TTM operates by maximizing the sum of within-group similarity scores subject to robust margin constraints and exploits hidden group structure, unlocking previously underestimated model capability.

5. Feature Robustness and Application in Event-Based Vision

SigLIP-B16 (and ViT-B16 more generally) demonstrates resilience to event-based camera noise, as indicated by studies on vehicle classification with simulated noise (Almesafri et al., 27 Jun 2025). Although CNNs (e.g., ResNet34) have a slight accuracy advantage on clean data, transformer-based approaches are less sensitive to spatial shifts and event loss, maintaining stable classification performance. This suggests viability for aerial and UAV-relevant scenarios where environmental noise and dynamic contexts predominate.

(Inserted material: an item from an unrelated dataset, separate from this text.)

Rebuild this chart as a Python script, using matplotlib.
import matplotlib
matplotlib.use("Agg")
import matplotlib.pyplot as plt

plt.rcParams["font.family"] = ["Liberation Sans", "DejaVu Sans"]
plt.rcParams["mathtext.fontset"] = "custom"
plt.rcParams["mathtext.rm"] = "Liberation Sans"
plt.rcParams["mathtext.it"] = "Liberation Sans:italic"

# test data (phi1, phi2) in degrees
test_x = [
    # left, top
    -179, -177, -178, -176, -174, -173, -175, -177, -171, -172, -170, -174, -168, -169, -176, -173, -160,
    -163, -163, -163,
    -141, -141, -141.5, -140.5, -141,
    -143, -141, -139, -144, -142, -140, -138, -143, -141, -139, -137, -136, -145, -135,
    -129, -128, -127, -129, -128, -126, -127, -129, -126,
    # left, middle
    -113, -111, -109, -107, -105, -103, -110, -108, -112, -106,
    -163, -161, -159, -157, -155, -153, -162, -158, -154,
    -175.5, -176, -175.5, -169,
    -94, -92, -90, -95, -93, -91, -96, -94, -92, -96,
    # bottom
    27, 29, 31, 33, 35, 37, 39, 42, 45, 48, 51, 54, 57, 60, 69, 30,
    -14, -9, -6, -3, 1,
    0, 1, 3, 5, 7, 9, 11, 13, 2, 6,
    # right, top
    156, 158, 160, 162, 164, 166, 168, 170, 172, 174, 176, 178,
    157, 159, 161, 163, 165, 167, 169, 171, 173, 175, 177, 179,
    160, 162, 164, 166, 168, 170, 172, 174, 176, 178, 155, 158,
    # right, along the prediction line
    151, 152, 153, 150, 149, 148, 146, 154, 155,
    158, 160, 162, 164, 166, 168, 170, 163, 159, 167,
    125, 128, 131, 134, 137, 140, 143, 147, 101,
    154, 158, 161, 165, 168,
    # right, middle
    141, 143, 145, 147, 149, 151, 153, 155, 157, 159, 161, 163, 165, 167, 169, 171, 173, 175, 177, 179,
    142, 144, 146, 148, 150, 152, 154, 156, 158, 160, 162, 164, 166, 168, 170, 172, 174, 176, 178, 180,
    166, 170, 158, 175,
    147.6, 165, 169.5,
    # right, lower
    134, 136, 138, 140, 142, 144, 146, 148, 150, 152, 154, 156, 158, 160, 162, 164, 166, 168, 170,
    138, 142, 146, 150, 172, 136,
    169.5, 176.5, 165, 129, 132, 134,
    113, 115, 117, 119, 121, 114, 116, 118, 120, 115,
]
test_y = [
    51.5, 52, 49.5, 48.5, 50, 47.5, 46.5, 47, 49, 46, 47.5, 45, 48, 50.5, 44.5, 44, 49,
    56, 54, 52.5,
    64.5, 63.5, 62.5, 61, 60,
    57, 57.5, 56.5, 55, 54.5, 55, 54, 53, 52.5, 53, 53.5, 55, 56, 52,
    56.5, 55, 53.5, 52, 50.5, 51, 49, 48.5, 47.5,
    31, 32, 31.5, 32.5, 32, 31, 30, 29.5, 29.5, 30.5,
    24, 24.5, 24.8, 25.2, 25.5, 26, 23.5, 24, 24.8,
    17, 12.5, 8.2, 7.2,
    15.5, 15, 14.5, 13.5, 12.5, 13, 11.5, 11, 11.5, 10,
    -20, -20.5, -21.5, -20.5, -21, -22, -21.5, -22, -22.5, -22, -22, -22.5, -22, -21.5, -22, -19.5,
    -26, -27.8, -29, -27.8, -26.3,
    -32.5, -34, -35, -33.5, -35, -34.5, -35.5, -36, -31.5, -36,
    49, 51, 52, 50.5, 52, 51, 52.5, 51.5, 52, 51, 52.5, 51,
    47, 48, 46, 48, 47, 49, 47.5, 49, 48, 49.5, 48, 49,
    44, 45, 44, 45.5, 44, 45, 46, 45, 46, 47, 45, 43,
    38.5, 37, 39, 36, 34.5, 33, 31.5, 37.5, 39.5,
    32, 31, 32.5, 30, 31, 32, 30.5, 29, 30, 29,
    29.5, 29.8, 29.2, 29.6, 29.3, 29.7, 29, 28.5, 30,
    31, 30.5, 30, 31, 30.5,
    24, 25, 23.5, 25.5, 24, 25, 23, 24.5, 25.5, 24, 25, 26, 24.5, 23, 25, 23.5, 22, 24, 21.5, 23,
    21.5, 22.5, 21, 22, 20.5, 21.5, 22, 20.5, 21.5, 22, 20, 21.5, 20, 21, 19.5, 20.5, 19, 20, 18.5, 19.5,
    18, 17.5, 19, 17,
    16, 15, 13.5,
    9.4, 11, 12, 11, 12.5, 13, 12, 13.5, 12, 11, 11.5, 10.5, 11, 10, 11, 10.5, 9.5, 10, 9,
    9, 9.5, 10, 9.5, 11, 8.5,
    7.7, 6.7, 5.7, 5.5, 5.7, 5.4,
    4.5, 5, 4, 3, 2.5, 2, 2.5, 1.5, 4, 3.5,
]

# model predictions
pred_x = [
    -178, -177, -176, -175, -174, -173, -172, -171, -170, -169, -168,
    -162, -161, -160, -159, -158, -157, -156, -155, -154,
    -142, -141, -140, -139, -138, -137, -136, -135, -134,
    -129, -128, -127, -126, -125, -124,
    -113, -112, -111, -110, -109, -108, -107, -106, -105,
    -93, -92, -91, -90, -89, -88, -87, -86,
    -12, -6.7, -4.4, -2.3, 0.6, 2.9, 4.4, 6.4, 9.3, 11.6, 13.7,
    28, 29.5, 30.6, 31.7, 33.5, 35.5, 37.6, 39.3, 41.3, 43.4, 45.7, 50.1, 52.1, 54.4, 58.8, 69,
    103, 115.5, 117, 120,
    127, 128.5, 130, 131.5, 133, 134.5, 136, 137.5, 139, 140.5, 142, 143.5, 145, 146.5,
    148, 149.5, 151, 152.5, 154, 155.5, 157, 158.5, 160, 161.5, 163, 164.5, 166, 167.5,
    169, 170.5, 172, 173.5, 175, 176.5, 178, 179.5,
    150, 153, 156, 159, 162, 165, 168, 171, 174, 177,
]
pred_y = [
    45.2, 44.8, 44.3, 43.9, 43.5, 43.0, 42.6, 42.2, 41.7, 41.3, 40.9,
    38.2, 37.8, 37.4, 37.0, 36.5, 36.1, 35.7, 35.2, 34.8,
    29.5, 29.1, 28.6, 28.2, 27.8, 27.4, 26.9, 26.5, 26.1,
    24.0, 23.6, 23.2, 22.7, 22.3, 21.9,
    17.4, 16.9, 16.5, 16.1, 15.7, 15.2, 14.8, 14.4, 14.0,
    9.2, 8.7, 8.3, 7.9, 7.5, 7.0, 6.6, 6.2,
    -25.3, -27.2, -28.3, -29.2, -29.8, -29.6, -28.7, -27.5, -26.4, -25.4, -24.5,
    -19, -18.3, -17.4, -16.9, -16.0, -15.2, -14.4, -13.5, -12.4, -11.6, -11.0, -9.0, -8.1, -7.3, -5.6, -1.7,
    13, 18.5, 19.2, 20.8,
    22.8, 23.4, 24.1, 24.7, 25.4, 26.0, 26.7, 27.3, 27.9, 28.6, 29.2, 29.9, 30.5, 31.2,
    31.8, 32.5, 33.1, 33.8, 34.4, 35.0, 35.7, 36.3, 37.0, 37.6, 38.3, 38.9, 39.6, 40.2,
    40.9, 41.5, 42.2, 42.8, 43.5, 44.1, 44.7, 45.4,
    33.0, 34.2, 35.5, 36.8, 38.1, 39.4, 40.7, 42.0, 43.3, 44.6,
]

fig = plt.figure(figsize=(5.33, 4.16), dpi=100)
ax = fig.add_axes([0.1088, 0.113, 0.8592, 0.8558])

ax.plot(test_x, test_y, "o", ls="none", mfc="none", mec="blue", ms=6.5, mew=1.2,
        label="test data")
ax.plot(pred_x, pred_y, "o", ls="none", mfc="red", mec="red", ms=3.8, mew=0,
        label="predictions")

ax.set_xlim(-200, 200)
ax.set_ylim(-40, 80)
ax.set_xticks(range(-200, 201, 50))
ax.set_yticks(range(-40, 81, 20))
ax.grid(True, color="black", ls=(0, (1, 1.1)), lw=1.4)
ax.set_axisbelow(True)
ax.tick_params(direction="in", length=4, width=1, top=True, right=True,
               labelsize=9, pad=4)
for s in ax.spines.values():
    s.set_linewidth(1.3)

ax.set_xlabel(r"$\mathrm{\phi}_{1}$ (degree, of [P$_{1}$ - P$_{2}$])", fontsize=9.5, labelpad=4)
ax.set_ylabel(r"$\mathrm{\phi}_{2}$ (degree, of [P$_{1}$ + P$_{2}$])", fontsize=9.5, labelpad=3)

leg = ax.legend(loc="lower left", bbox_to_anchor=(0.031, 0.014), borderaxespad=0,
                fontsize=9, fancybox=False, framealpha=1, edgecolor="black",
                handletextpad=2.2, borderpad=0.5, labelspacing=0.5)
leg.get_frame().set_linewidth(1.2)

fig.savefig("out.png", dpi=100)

6. Dense Localization, Multilingual and Cultural Applications

Scaling SigLIP encoders (including B16 variants) and incorporating advanced training recipes (as in SigLIP2) enhances localization and dense prediction tasks. SigLIP2 introduces self-distillation, masked patch prediction, and captioning-based auxiliary objectives, yielding stronger accuracy in segmentation, referring expression comprehension, and geolocalization (Tschannen et al., 20 Feb 2025).

In cultural representativeness benchmarking (CuRe suite), SigLIP2’s embeddings correlate more strongly with human judgment on perceptual similarity and image–text alignment than DINOv2 and OpenCLIP, reflecting improved semantic sensitivity to culturally specific attributes (Rege et al., 9 Jun 2025).

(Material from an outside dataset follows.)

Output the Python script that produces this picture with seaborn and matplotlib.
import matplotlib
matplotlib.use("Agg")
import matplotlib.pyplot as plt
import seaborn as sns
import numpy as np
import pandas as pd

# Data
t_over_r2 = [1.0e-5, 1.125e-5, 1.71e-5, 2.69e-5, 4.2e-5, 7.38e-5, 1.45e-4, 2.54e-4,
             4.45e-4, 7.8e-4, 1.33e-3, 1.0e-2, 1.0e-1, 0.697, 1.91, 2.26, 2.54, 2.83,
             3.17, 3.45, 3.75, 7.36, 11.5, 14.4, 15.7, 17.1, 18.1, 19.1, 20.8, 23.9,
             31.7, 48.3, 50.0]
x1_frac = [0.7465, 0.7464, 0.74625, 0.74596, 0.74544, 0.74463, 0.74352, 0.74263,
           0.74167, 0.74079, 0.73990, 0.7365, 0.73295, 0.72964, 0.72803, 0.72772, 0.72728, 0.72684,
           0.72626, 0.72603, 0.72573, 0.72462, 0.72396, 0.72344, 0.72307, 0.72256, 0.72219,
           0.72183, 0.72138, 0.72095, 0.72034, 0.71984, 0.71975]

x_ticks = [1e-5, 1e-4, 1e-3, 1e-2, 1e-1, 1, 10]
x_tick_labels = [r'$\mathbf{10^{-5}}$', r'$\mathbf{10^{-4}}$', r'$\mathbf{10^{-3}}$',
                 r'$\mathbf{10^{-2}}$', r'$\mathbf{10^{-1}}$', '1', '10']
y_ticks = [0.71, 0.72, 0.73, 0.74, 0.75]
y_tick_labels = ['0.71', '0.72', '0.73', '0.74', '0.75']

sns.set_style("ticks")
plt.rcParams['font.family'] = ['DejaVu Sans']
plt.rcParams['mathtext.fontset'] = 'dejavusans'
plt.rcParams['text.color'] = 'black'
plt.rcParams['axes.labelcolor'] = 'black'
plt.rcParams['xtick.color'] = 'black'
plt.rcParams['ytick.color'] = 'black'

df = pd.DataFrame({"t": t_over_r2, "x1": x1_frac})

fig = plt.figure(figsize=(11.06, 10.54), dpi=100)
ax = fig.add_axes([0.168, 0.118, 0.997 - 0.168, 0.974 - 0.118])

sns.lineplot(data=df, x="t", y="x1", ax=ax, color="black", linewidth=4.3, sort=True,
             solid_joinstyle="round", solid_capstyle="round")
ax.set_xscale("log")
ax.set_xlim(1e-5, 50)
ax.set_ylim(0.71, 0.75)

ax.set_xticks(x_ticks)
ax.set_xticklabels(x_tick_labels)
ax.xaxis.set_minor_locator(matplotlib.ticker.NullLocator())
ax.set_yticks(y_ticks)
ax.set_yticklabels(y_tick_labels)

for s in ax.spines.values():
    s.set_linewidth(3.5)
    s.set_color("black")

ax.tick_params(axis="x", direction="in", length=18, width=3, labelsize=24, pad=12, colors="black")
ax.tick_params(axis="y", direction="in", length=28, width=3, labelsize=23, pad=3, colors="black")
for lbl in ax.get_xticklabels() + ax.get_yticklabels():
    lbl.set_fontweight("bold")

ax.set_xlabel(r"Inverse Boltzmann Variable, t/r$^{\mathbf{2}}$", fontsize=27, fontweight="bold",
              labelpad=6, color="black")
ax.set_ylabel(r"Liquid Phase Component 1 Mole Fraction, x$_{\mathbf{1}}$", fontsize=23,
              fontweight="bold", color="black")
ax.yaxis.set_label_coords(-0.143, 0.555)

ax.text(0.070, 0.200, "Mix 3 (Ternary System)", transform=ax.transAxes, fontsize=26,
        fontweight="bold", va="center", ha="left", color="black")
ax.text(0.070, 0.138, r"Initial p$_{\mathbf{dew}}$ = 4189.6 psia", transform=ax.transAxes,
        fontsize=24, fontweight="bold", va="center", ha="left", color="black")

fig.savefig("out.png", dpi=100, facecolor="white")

7. Theoretical Properties: Global Minimizers and Modality Gap

The formal analysis of the sigmoid loss reveals the existence of global optimizers—(m, b)-Constellations—where matching pairs maintain high similarity and non-matching pairs maintain strong separation (Bangachev et al., 23 Sep 2025). Trainable inverse temperature and bias parameters control the solution space, ensuring that embedding geometry is matched to retrieval and alignment requirements.

A persistent phenomenon is the modality gap; even in zero-loss regimes, image and text representations occupy linearly separable regions of latent space. This separation, while maintaining robust retrieval characteristics, reflects the necessity of controlled bias reparameterization and margin maximization for synchronization in multimodal settings.

8. Impact, Limitations, and Prospects

SigLIP-B16 exemplifies efficient, scalable vision-language pretraining with proven advantages in retrieval, classification, compositional reasoning, and localization tasks. Its flexible architecture accommodates multilingual and culturally diverse content. Limitations may arise in pure vision-centric tasks demanding fine-grained detail, where recent models such as TULIP—incorporating image–image and text–text contrastive loss and generative reconstructions—outperform SigLIP in certain settings like RxRx1 and MMVP (Tang et al., 19 Mar 2025). Future work points toward integrating generative augmentations, advanced self-supervised losses, and more explicit cross-modal alignment to address vision–language trade-offs and extend applicability.

SigLIP-B16 remains an instructive blueprint and foundation for the next generation of computationally efficient, context-savvy multimodal models suitable for a broad spectrum of machine perception and reasoning domains.